◆ **Dataset content**:
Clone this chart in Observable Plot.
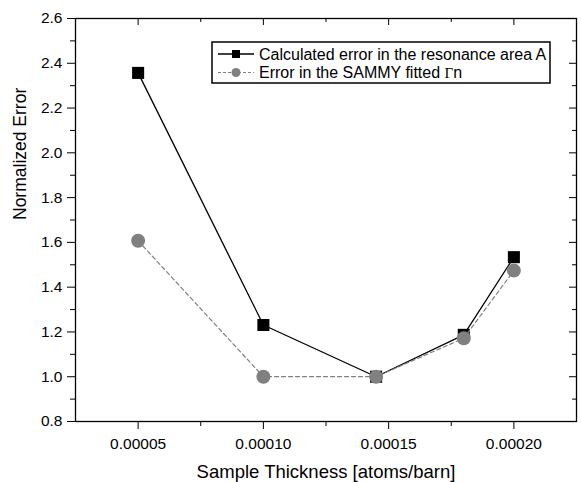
<!DOCTYPE html>
<html><head><meta charset="utf-8">
<script src="https://cdn.jsdelivr.net/npm/d3@7"></script>
<script src="https://cdn.jsdelivr.net/npm/@observablehq/plot@0.6"></script>
<style>body{margin:0;background:#fff}#chart{width:581px;height:482px}</style>
</head><body><div id="chart"></div>
<script>
const thickness = [0.00005, 0.00010, 0.000145, 0.00018, 0.00020];
const calcError = [2.357, 1.231, 1.00, 1.187, 1.534];
const sammyError = [1.607, 1.00, 1.00, 1.172, 1.474];
const xMajorTicks = [0.00005, 0.00010, 0.00015, 0.00020];
const xMinorTicks = [0.000075, 0.000125, 0.000175];
const yMajorTicks = [0.8, 1.0, 1.2, 1.4, 1.6, 1.8, 2.0, 2.2, 2.4, 2.6];
const yMinorTicks = [0.9, 1.1, 1.3, 1.5, 1.7, 1.9, 2.1, 2.3, 2.5];
const xTitle = "Sample Thickness [atoms/barn]";
const yTitle = "Normalized Error";
const seriesNames = ["Calculated error in the resonance area A", "Error in the SAMMY fitted "];

const rows = thickness.map((t, i) => ({t, calc: calcError[i], sammy: sammyError[i]}));

const W = 581, H = 482, mL = 75, mR = 5, mT = 18, mB = 61;
const fw = W - mL - mR, fh = H - mT - mB;
const FONT = "Arial, 'Liberation Sans', sans-serif";

const svg = Plot.plot({
  width: W, height: H,
  marginLeft: mL, marginRight: mR, marginTop: mT, marginBottom: mB,
  style: {fontFamily: FONT, fontSize: "15px", color: "black", background: "white"},
  x: {domain: [0.000025, 0.000225]},
  y: {domain: [0.8, 2.6]},
  marks: [
    Plot.axisX({ticks: xMajorTicks, tickSize: 8, tickPadding: 8, tickFormat: d => d.toFixed(5), label: null, fontSize: 15.5}),
    Plot.axisX({ticks: xMinorTicks, tickSize: 5, tickFormat: () => "", label: null}),
    Plot.axisY({ticks: yMajorTicks, tickSize: 8, tickPadding: 5, tickFormat: d => d.toFixed(1), label: null, fontSize: 15.5}),
    Plot.axisY({ticks: yMinorTicks, tickSize: 5, tickFormat: () => "", label: null}),
    Plot.tickX(xMajorTicks, {x: d => d, insetBottom: fh - 7, stroke: "black"}),
    Plot.tickX(xMinorTicks, {x: d => d, insetBottom: fh - 4, stroke: "black"}),
    Plot.tickY(yMajorTicks, {y: d => d, insetLeft: fw - 7, stroke: "black"}),
    Plot.tickY(yMinorTicks, {y: d => d, insetLeft: fw - 4, stroke: "black"}),
    Plot.frame({stroke: "black", strokeWidth: 1.3}),
    Plot.text([xTitle], {text: d => d, frameAnchor: "bottom", lineAnchor: "middle", dy: 51, fontSize: 18.5, fill: "black"}),
    Plot.text([yTitle], {text: d => d, frameAnchor: "left", lineAnchor: "middle", dx: -55, rotate: -90, fontSize: 17.5, fill: "black"}),
    Plot.line(rows, {x: "t", y: "calc", stroke: "black", strokeWidth: 1.3}),
    Plot.dot(rows, {x: "t", y: "calc", symbol: "square", fill: "black", r: 6.8}),
    Plot.line(rows, {x: "t", y: "sammy", stroke: "#808080", strokeWidth: 1.2, strokeDasharray: "4,3"}),
    Plot.dot(rows, {x: "t", y: "sammy", fill: "#808080", r: 7})
  ]
});

// legend inside the plot area
const g = d3.select(svg).append("g").attr("font-family", FONT).attr("font-size", 16).attr("text-anchor", "start");
g.append("rect").attr("x", 212).attr("y", 42).attr("width", 338).attr("height", 41)
  .attr("fill", "white").attr("stroke", "black").attr("stroke-width", 1.5);
const r1 = 54, r2 = 72.5;
g.append("line").attr("x1", 218).attr("x2", 254).attr("y1", r1).attr("y2", r1).attr("stroke", "black").attr("stroke-width", 1.3);
g.append("rect").attr("x", 232).attr("y", r1 - 4).attr("width", 8).attr("height", 8).attr("fill", "black");
g.append("text").attr("x", 259).attr("y", r1).attr("dy", "0.35em").attr("fill", "black").text(seriesNames[0]);
g.append("line").attr("x1", 218).attr("x2", 254).attr("y1", r2).attr("y2", r2).attr("stroke", "#808080").attr("stroke-width", 1.2).attr("stroke-dasharray", "3,2");
g.append("circle").attr("cx", 236).attr("cy", r2).attr("r", 4.5).attr("fill", "#808080");
const t2 = g.append("text").attr("x", 259).attr("y", r2).attr("dy", "0.35em").attr("fill", "black");
t2.append("tspan").text(seriesNames[1]);
t2.append("tspan").attr("font-family", "'Liberation Serif', serif").attr("font-size", 15).text("Γ");
t2.append("tspan").text("n");

document.getElementById("chart").appendChild(svg);
</script></body></html>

◆ **Exercise task**: Pictures are excluded; copy all other data exactly as shown.

◆ **Answer for this exercise**:
Clone this chart in Observable Plot.
<!DOCTYPE html>
<html><head><meta charset="utf-8">
<script src="https://cdn.jsdelivr.net/npm/d3@7"></script>
<script src="https://cdn.jsdelivr.net/npm/@observablehq/plot@0.6"></script>
<style>body{margin:0;background:#fff}#chart{width:581px;height:482px}</style>
</head><body><div id="chart"></div>
<script>
const thickness = [0.00005, 0.00010, 0.000145, 0.00018, 0.00020];
const calcError = [2.357, 1.231, 1.00, 1.187, 1.534];
const sammyError = [1.607, 1.00, 1.00, 1.172, 1.474];
const xMajorTicks = [0.00005, 0.00010, 0.00015, 0.00020];
const xMinorTicks = [0.000075, 0.000125, 0.000175];
const yMajorTicks = [0.8, 1.0, 1.2, 1.4, 1.6, 1.8, 2.0, 2.2, 2.4, 2.6];
const yMinorTicks = [0.9, 1.1, 1.3, 1.5, 1.7, 1.9, 2.1, 2.3, 2.5];
const xTitle = "Sample Thickness [atoms/barn]";
const yTitle = "Normalized Error";
const seriesNames = ["Calculated error in the resonance area A", "Error in the SAMMY fitted "];

const rows = thickness.map((t, i) => ({t, calc: calcError[i], sammy: sammyError[i]}));

const W = 581, H = 482, mL = 75, mR = 5, mT = 18, mB = 61;
const fw = W - mL - mR, fh = H - mT - mB;
const FONT = "Arial, 'Liberation Sans', sans-serif";

const svg = Plot.plot({
  width: W, height: H,
  marginLeft: mL, marginRight: mR, marginTop: mT, marginBottom: mB,
  style: {fontFamily: FONT, fontSize: "15px", color: "black", background: "white"},
  x: {domain: [0.000025, 0.000225]},
  y: {domain: [0.8, 2.6]},
  marks: [
    Plot.axisX({ticks: xMajorTicks, tickSize: 8, tickPadding: 8, tickFormat: d => d.toFixed(5), label: null, fontSize: 15.5}),
    Plot.axisX({ticks: xMinorTicks, tickSize: 5, tickFormat: () => "", label: null}),
    Plot.axisY({ticks: yMajorTicks, tickSize: 8, tickPadding: 5, tickFormat: d => d.toFixed(1), label: null, fontSize: 15.5}),
    Plot.axisY({ticks: yMinorTicks, tickSize: 5, tickFormat: () => "", label: null}),
    Plot.tickX(xMajorTicks, {x: d => d, insetBottom: fh - 7, stroke: "black"}),
    Plot.tickX(xMinorTicks, {x: d => d, insetBottom: fh - 4, stroke: "black"}),
    Plot.tickY(yMajorTicks, {y: d => d, insetLeft: fw - 7, stroke: "black"}),
    Plot.tickY(yMinorTicks, {y: d => d, insetLeft: fw - 4, stroke: "black"}),
    Plot.frame({stroke: "black", strokeWidth: 1.3}),
    Plot.text([xTitle], {text: d => d, frameAnchor: "bottom", lineAnchor: "middle", dy: 51, fontSize: 18.5, fill: "black"}),
    Plot.text([yTitle], {text: d => d, frameAnchor: "left", lineAnchor: "middle", dx: -55, rotate: -90, fontSize: 17.5, fill: "black"}),
    Plot.line(rows, {x: "t", y: "calc", stroke: "black", strokeWidth: 1.3}),
    Plot.dot(rows, {x: "t", y: "calc", symbol: "square", fill: "black", r: 6.8}),
    Plot.line(rows, {x: "t", y: "sammy", stroke: "#808080", strokeWidth: 1.2, strokeDasharray: "4,3"}),
    Plot.dot(rows, {x: "t", y: "sammy", fill: "#808080", r: 7})
  ]
});

// legend inside the plot area
const g = d3.select(svg).append("g").attr("font-family", FONT).attr("font-size", 16).attr("text-anchor", "start");
g.append("rect").attr("x", 212).attr("y", 42).attr("width", 338).attr("height", 41)
  .attr("fill", "white").attr("stroke", "black").attr("stroke-width", 1.5);
const r1 = 54, r2 = 72.5;
g.append("line").attr("x1", 218).attr("x2", 254).attr("y1", r1).attr("y2", r1).attr("stroke", "black").attr("stroke-width", 1.3);
g.append("rect").attr("x", 232).attr("y", r1 - 4).attr("width", 8).attr("height", 8).attr("fill", "black");
g.append("text").attr("x", 259).attr("y", r1).attr("dy", "0.35em").attr("fill", "black").text(seriesNames[0]);
g.append("line").attr("x1", 218).attr("x2", 254).attr("y1", r2).attr("y2", r2).attr("stroke", "#808080").attr("stroke-width", 1.2).attr("stroke-dasharray", "3,2");
g.append("circle").attr("cx", 236).attr("cy", r2).attr("r", 4.5).attr("fill", "#808080");
const t2 = g.append("text").attr("x", 259).attr("y", r2).attr("dy", "0.35em").attr("fill", "black");
t2.append("tspan").text(seriesNames[1]);
t2.append("tspan").attr("font-family", "'Liberation Serif', serif").attr("font-size", 15).text("Γ");
t2.append("tspan").text("n");

document.getElementById("chart").appendChild(svg);
</script></body></html>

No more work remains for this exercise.